Thanks to huge reserves in Saskatchewan, Canada is the world's leading exporter of potash and is so far ahead of other countries in the production of potash that even though places like Brazil and the United States produce their own and have reserves of it, they continue to import very large amounts of potash from Canada.
The world’s largest producer of potash is our very own, Potash Corporation. (Stock symbol: POT) This Canadian corporation is based in SaskatoonSaskatchewan, and not only produces 20% of the world’s potash supply, it is also the 3rd largest producer of nitrogen and phosphate.  Together these three primary crop nutrients are used to produce fertilizer. The company is part-owner of Canpotex, which manages all potash exporting from Saskatchewan.  The other two Saskatchewan producers that are also part of Canpotex are Mosaic and Agrium.
This fearsome threesome has been criticized many times for Potash price inflation.  Why you ask? Because they can get away with it. During the recession, this group of producers was really under fire because they were seen to be holding their prices artificially high even though there was a drop in demand for potash. 

Monopoly Powers

So here’s the Monopoly Factor: We’ve already told you that Potash is the largest global producer of Potash fertilizer in the world (approximately 20% of global volume), the lowest cost producer, and the key member of Canpotex, the largest global exporting consortium. Because they sell such a significant portion of the world’s output, they control the price. They also have developed special techniques to differentiate their products into specific grades of fertilizer in order to suit specific growth needs, which helped further their monopoly power. Companies liked the new formulas, and thus began purchasing more Canadian Potash than from other markets. As a result, the company enjoys as much as a 90% market share in particular markets. 

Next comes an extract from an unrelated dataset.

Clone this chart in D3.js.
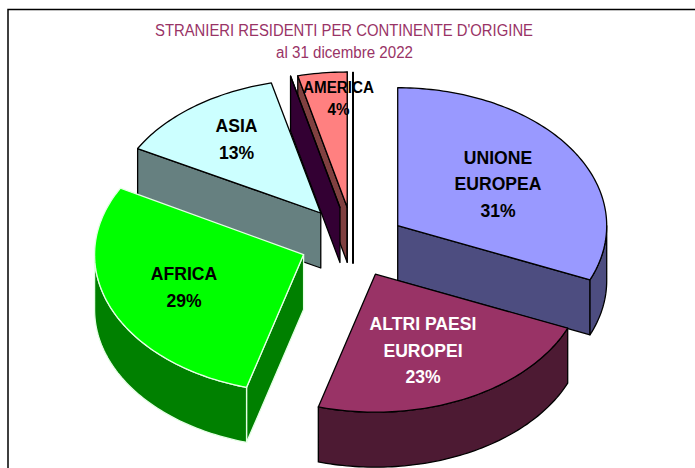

                There are also significant legal barriers to entry into this market. In 2010, Australian mining conglomerate BHP attempting to buy Potash, and enter into the fertilizer market. In response to this the Canadian government intervened, not allowing the buyout of the company. This is an example of a legal barrier to entry into the market, and strengthens Potash’s monopoly power.
It is because of these factors that Potash holds significant monopoly power in the fertilizer market, and will continue to be a juggernaut for Canadian business moving forward.